Only the pictures are left out: repeat the rest of the entries exactly.

▽

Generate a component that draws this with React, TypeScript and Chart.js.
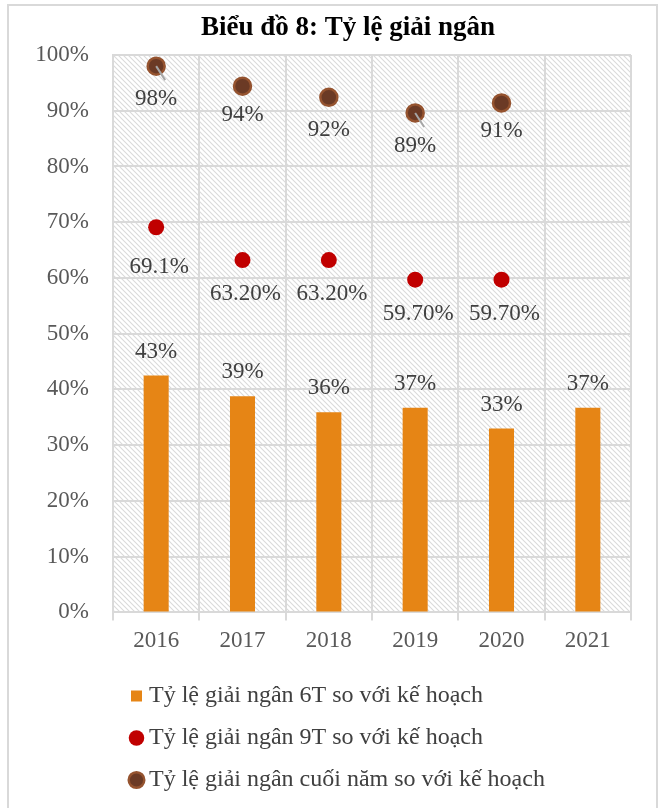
import React, { useEffect, useRef } from 'react';
import { Chart, registerables } from 'chart.js';

Chart.register(...registerables);

const years = ['2016', '2017', '2018', '2019', '2020', '2021'];
const rate6T = [42.5, 38.8, 35.9, 36.7, 33.0, 36.7];
const rate6TLabels = ['43%', '39%', '36%', '37%', '33%', '37%'];
const rate9T = [69.1, 63.2, 63.2, 59.7, 59.7, null];
const rate9TLabels = ['69.1%', '63.20%', '63.20%', '59.70%', '59.70%', ''];
const rateYear = [98.0, 94.4, 92.4, 89.6, 91.4, null];
const rateYearLabels = ['98%', '94%', '92%', '89%', '91%', ''];
const seriesNames = [
  'Tỷ lệ giải ngân 6T so với kế hoạch',
  'Tỷ lệ giải ngân 9T so với kế hoạch',
  'Tỷ lệ giải ngân cuối năm so với kế hoạch',
];
const titleText = 'Biểu đồ 8: Tỷ lệ giải ngân';

const FONT = '"Liberation Serif", "Times New Roman", serif';

const hatchPlugin = {
  id: 'hatchBg',
  beforeDraw(chart: any) {
    const { ctx, chartArea } = chart;
    const tile = document.createElement('canvas');
    tile.width = 5;
    tile.height = 5;
    const t = tile.getContext('2d')!;
    t.fillStyle = '#ffffff';
    t.fillRect(0, 0, 5, 5);
    t.strokeStyle = '#dadada';
    t.lineWidth = 1.1;
    t.beginPath();
    t.moveTo(-1, -1); t.lineTo(6, 6);
    t.moveTo(-1, 4); t.lineTo(1, 6);
    t.moveTo(4, -1); t.lineTo(6, 1);
    t.stroke();
    const pat = ctx.createPattern(tile, 'repeat');
    ctx.save();
    ctx.fillStyle = pat;
    ctx.fillRect(chartArea.left, chartArea.top, chartArea.right - chartArea.left, chartArea.bottom - chartArea.top);
    ctx.restore();
  },
};

const titlePlugin = {
  id: 'customTitle',
  afterDraw(chart: any, _args: any, opts: any) {
    const ctx = chart.ctx;
    ctx.save();
    ctx.font = `bold 27px ${FONT}`;
    ctx.fillStyle = '#000000';
    ctx.textAlign = 'center';
    ctx.textBaseline = 'middle';
    ctx.fillText(opts.text, opts.x, opts.y);
    ctx.restore();
  },
};

const legendShiftPlugin = {
  id: 'legendShift',
  afterLayout(chart: any, _args: any, opts: any) {
    const l = chart.legend;
    if (l) {
      l.left += opts.shift || 0;
      l.right += opts.shift || 0;
    }
  },
};

const labelPlugin = {
  id: 'valueLabels',
  afterDatasetsDraw(chart: any, _args: any, opts: any) {
    const ctx = chart.ctx;
    ctx.save();
    ctx.font = `23px ${FONT}`;
    ctx.fillStyle = '#404040';
    ctx.textAlign = 'center';
    ctx.textBaseline = 'middle';
    (opts.series || []).forEach((s: any, di: number) => {
      const meta = chart.getDatasetMeta(di);
      meta.data.forEach((el: any, i: number) => {
        const text = s.labels[i];
        if (!text) return;
        const dy = Array.isArray(s.dy) ? s.dy[i] : s.dy;
        const dx = Array.isArray(s.dx) ? s.dx[i] : s.dx || 0;
        if (s.leader && s.leader[i]) {
          ctx.save();
          ctx.strokeStyle = '#a6a6a6';
          ctx.lineWidth = 2;
          ctx.beginPath();
          ctx.moveTo(el.x, el.y);
          ctx.lineTo(el.x + 9, el.y + 14);
          ctx.stroke();
          ctx.restore();
        }
        ctx.fillText(text, el.x + dx, el.y + dy);
      });
    });
    ctx.restore();
  },
};

export default function App() {
  const ref = useRef<HTMLCanvasElement>(null);

  useEffect(() => {
    if (!ref.current) return;
    const pointStyles = ['rect', 'circle', 'circle'];
    const chart = new Chart(ref.current, {
      type: 'bar',
      data: {
        labels: years,
        datasets: [
          {
            type: 'bar',
            label: seriesNames[0],
            data: rate6T,
            backgroundColor: '#E68515',
            borderWidth: 0,
            barPercentage: 0.29,
            categoryPercentage: 1,
            pointStyle: 'rect',
          } as any,
          {
            type: 'line',
            label: seriesNames[1],
            data: rate9T,
            showLine: false,
            pointStyle: 'circle',
            pointRadius: 8,
            pointHoverRadius: 8,
            pointBackgroundColor: '#C00000',
            pointBorderColor: '#C00000',
            backgroundColor: '#C00000',
            borderColor: '#C00000',
            pointBorderWidth: 0,
            borderWidth: 0,
          } as any,
          {
            type: 'line',
            label: seriesNames[2],
            data: rateYear,
            showLine: false,
            pointStyle: 'circle',
            pointRadius: 8.5,
            pointHoverRadius: 8.5,
            pointBackgroundColor: '#6B3A25',
            pointBorderColor: '#95532F',
            backgroundColor: '#6B3A25',
            borderColor: '#95532F',
            pointBorderWidth: 2.5,
            borderWidth: 2.5,
          } as any,
        ],
      },
      options: {
        responsive: false,
        animation: false,
        devicePixelRatio: 1,
        layout: { padding: { left: 0, right: 25, top: 49, bottom: 6 } },
        font: { family: FONT },
        scales: {
          x: {
            offset: true,
            grid: {
              offset: true,
              color: '#d9d9d9',
              lineWidth: 2,
              drawTicks: true,
              tickLength: 8,
              tickColor: '#d9d9d9',
            },
            border: { display: true, color: '#d9d9d9', width: 2 },
            ticks: {
              color: '#595959',
              font: { family: FONT, size: 23 },
              padding: 7,
            },
            afterFit(scale: any) {
              scale.height += 4;
            },
          },
          y: {
            min: 0,
            max: 100,
            grid: { color: '#d9d9d9', lineWidth: 2, drawTicks: false },
            border: { display: true, color: '#d9d9d9', width: 2 },
            ticks: {
              stepSize: 10,
              color: '#595959',
              font: { family: FONT, size: 23 },
              padding: 24,
              callback: (v: any) => v + '%',
            },
            afterFit(scale: any) {
              scale.width = 104;
            },
          },
        },
        plugins: {
          title: { display: false },
          customTitle: { text: titleText, x: 339, y: 22.5 },
          legend: {
            display: true,
            position: 'bottom',
            align: 'start',
            labels: {
              usePointStyle: true,
              boxWidth: 1,
              boxHeight: 11,
              padding: 18,
              color: '#404040',
              font: { family: FONT, size: 24 },
              generateLabels(ch: any) {
                const items = Chart.defaults.plugins.legend.labels.generateLabels(ch);
                return items.map((it: any) => ({ ...it, pointStyle: pointStyles[it.datasetIndex] }));
              },
            },
          },
          tooltip: { enabled: false },
          legendShift: { shift: 109 },
          valueLabels: {
            series: [
              { labels: rate6TLabels, dy: -24 },
              { labels: rate9TLabels, dy: [40, 34, 34, 34, 34, 0], dx: 3 },
              {
                labels: rateYearLabels,
                dy: [33, 29, 33, 33, 28, 0],
                leader: [true, false, false, true, false, false],
              },
            ],
          },
        } as any,
      },
      plugins: [hatchPlugin, legendShiftPlugin, labelPlugin, titlePlugin],
    });
    return () => chart.destroy();
  }, []);

  return (
    <div
      style={{
        position: 'absolute',
        left: 7,
        top: 4,
        width: 647,
        height: 808,
        borderTop: '2px solid #d9d9d9',
        borderLeft: '2px solid #d9d9d9',
        borderRight: '2px solid #d9d9d9',
        background: '#ffffff',
      }}
    >
      <canvas ref={ref} width={647} height={802} style={{ display: 'block' }} />
    </div>
  );
}
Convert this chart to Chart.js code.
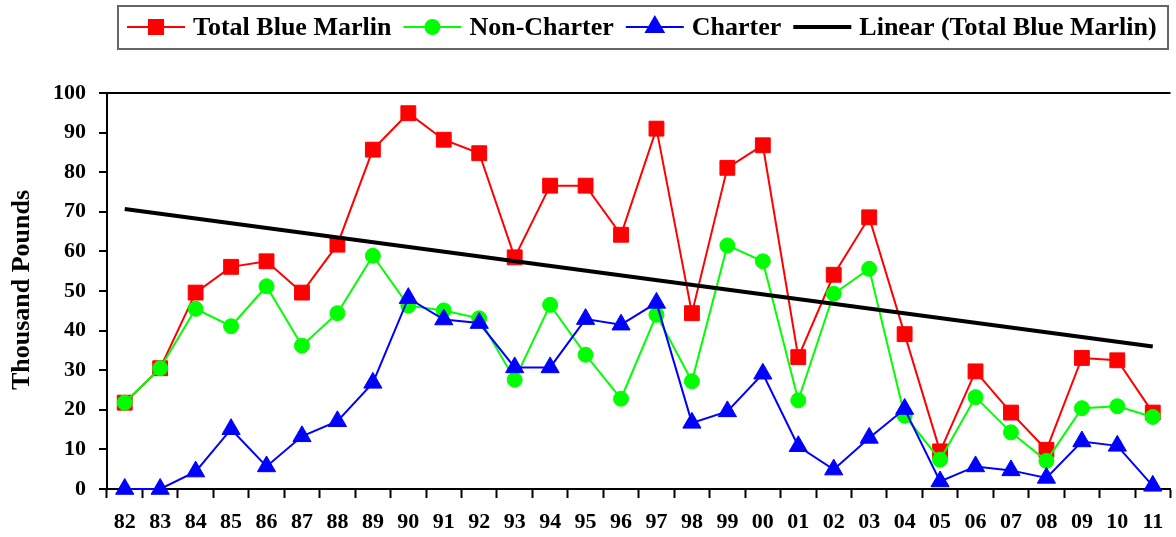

△

Solution to this exercise:
Generate a component that draws this with React, TypeScript and Chart.js.
import React, { useEffect, useRef } from 'react';
import { Chart, registerables } from 'chart.js';

Chart.register(...registerables);

const years = ['2016', '2017', '2018', '2019', '2020', '2021'];
const rate6T = [42.5, 38.8, 35.9, 36.7, 33.0, 36.7];
const rate6TLabels = ['43%', '39%', '36%', '37%', '33%', '37%'];
const rate9T = [69.1, 63.2, 63.2, 59.7, 59.7, null];
const rate9TLabels = ['69.1%', '63.20%', '63.20%', '59.70%', '59.70%', ''];
const rateYear = [98.0, 94.4, 92.4, 89.6, 91.4, null];
const rateYearLabels = ['98%', '94%', '92%', '89%', '91%', ''];
const seriesNames = [
  'Tỷ lệ giải ngân 6T so với kế hoạch',
  'Tỷ lệ giải ngân 9T so với kế hoạch',
  'Tỷ lệ giải ngân cuối năm so với kế hoạch',
];
const titleText = 'Biểu đồ 8: Tỷ lệ giải ngân';

const FONT = '"Liberation Serif", "Times New Roman", serif';

const hatchPlugin = {
  id: 'hatchBg',
  beforeDraw(chart: any) {
    const { ctx, chartArea } = chart;
    const tile = document.createElement('canvas');
    tile.width = 5;
    tile.height = 5;
    const t = tile.getContext('2d')!;
    t.fillStyle = '#ffffff';
    t.fillRect(0, 0, 5, 5);
    t.strokeStyle = '#dadada';
    t.lineWidth = 1.1;
    t.beginPath();
    t.moveTo(-1, -1); t.lineTo(6, 6);
    t.moveTo(-1, 4); t.lineTo(1, 6);
    t.moveTo(4, -1); t.lineTo(6, 1);
    t.stroke();
    const pat = ctx.createPattern(tile, 'repeat');
    ctx.save();
    ctx.fillStyle = pat;
    ctx.fillRect(chartArea.left, chartArea.top, chartArea.right - chartArea.left, chartArea.bottom - chartArea.top);
    ctx.restore();
  },
};

const titlePlugin = {
  id: 'customTitle',
  afterDraw(chart: any, _args: any, opts: any) {
    const ctx = chart.ctx;
    ctx.save();
    ctx.font = `bold 27px ${FONT}`;
    ctx.fillStyle = '#000000';
    ctx.textAlign = 'center';
    ctx.textBaseline = 'middle';
    ctx.fillText(opts.text, opts.x, opts.y);
    ctx.restore();
  },
};

const legendShiftPlugin = {
  id: 'legendShift',
  afterLayout(chart: any, _args: any, opts: any) {
    const l = chart.legend;
    if (l) {
      l.left += opts.shift || 0;
      l.right += opts.shift || 0;
    }
  },
};

const labelPlugin = {
  id: 'valueLabels',
  afterDatasetsDraw(chart: any, _args: any, opts: any) {
    const ctx = chart.ctx;
    ctx.save();
    ctx.font = `23px ${FONT}`;
    ctx.fillStyle = '#404040';
    ctx.textAlign = 'center';
    ctx.textBaseline = 'middle';
    (opts.series || []).forEach((s: any, di: number) => {
      const meta = chart.getDatasetMeta(di);
      meta.data.forEach((el: any, i: number) => {
        const text = s.labels[i];
        if (!text) return;
        const dy = Array.isArray(s.dy) ? s.dy[i] : s.dy;
        const dx = Array.isArray(s.dx) ? s.dx[i] : s.dx || 0;
        if (s.leader && s.leader[i]) {
          ctx.save();
          ctx.strokeStyle = '#a6a6a6';
          ctx.lineWidth = 2;
          ctx.beginPath();
          ctx.moveTo(el.x, el.y);
          ctx.lineTo(el.x + 9, el.y + 14);
          ctx.stroke();
          ctx.restore();
        }
        ctx.fillText(text, el.x + dx, el.y + dy);
      });
    });
    ctx.restore();
  },
};

export default function App() {
  const ref = useRef<HTMLCanvasElement>(null);

  useEffect(() => {
    if (!ref.current) return;
    const pointStyles = ['rect', 'circle', 'circle'];
    const chart = new Chart(ref.current, {
      type: 'bar',
      data: {
        labels: years,
        datasets: [
          {
            type: 'bar',
            label: seriesNames[0],
            data: rate6T,
            backgroundColor: '#E68515',
            borderWidth: 0,
            barPercentage: 0.29,
            categoryPercentage: 1,
            pointStyle: 'rect',
          } as any,
          {
            type: 'line',
            label: seriesNames[1],
            data: rate9T,
            showLine: false,
            pointStyle: 'circle',
            pointRadius: 8,
            pointHoverRadius: 8,
            pointBackgroundColor: '#C00000',
            pointBorderColor: '#C00000',
            backgroundColor: '#C00000',
            borderColor: '#C00000',
            pointBorderWidth: 0,
            borderWidth: 0,
          } as any,
          {
            type: 'line',
            label: seriesNames[2],
            data: rateYear,
            showLine: false,
            pointStyle: 'circle',
            pointRadius: 8.5,
            pointHoverRadius: 8.5,
            pointBackgroundColor: '#6B3A25',
            pointBorderColor: '#95532F',
            backgroundColor: '#6B3A25',
            borderColor: '#95532F',
            pointBorderWidth: 2.5,
            borderWidth: 2.5,
          } as any,
        ],
      },
      options: {
        responsive: false,
        animation: false,
        devicePixelRatio: 1,
        layout: { padding: { left: 0, right: 25, top: 49, bottom: 6 } },
        font: { family: FONT },
        scales: {
          x: {
            offset: true,
            grid: {
              offset: true,
              color: '#d9d9d9',
              lineWidth: 2,
              drawTicks: true,
              tickLength: 8,
              tickColor: '#d9d9d9',
            },
            border: { display: true, color: '#d9d9d9', width: 2 },
            ticks: {
              color: '#595959',
              font: { family: FONT, size: 23 },
              padding: 7,
            },
            afterFit(scale: any) {
              scale.height += 4;
            },
          },
          y: {
            min: 0,
            max: 100,
            grid: { color: '#d9d9d9', lineWidth: 2, drawTicks: false },
            border: { display: true, color: '#d9d9d9', width: 2 },
            ticks: {
              stepSize: 10,
              color: '#595959',
              font: { family: FONT, size: 23 },
              padding: 24,
              callback: (v: any) => v + '%',
            },
            afterFit(scale: any) {
              scale.width = 104;
            },
          },
        },
        plugins: {
          title: { display: false },
          customTitle: { text: titleText, x: 339, y: 22.5 },
          legend: {
            display: true,
            position: 'bottom',
            align: 'start',
            labels: {
              usePointStyle: true,
              boxWidth: 1,
              boxHeight: 11,
              padding: 18,
              color: '#404040',
              font: { family: FONT, size: 24 },
              generateLabels(ch: any) {
                const items = Chart.defaults.plugins.legend.labels.generateLabels(ch);
                return items.map((it: any) => ({ ...it, pointStyle: pointStyles[it.datasetIndex] }));
              },
            },
          },
          tooltip: { enabled: false },
          legendShift: { shift: 109 },
          valueLabels: {
            series: [
              { labels: rate6TLabels, dy: -24 },
              { labels: rate9TLabels, dy: [40, 34, 34, 34, 34, 0], dx: 3 },
              {
                labels: rateYearLabels,
                dy: [33, 29, 33, 33, 28, 0],
                leader: [true, false, false, true, false, false],
              },
            ],
          },
        } as any,
      },
      plugins: [hatchPlugin, legendShiftPlugin, labelPlugin, titlePlugin],
    });
    return () => chart.destroy();
  }, []);

  return (
    <div
      style={{
        position: 'absolute',
        left: 7,
        top: 4,
        width: 647,
        height: 808,
        borderTop: '2px solid #d9d9d9',
        borderLeft: '2px solid #d9d9d9',
        borderRight: '2px solid #d9d9d9',
        background: '#ffffff',
      }}
    >
      <canvas ref={ref} width={647} height={802} style={{ display: 'block' }} />
    </div>
  );
}
Convert this chart to Chart.js code.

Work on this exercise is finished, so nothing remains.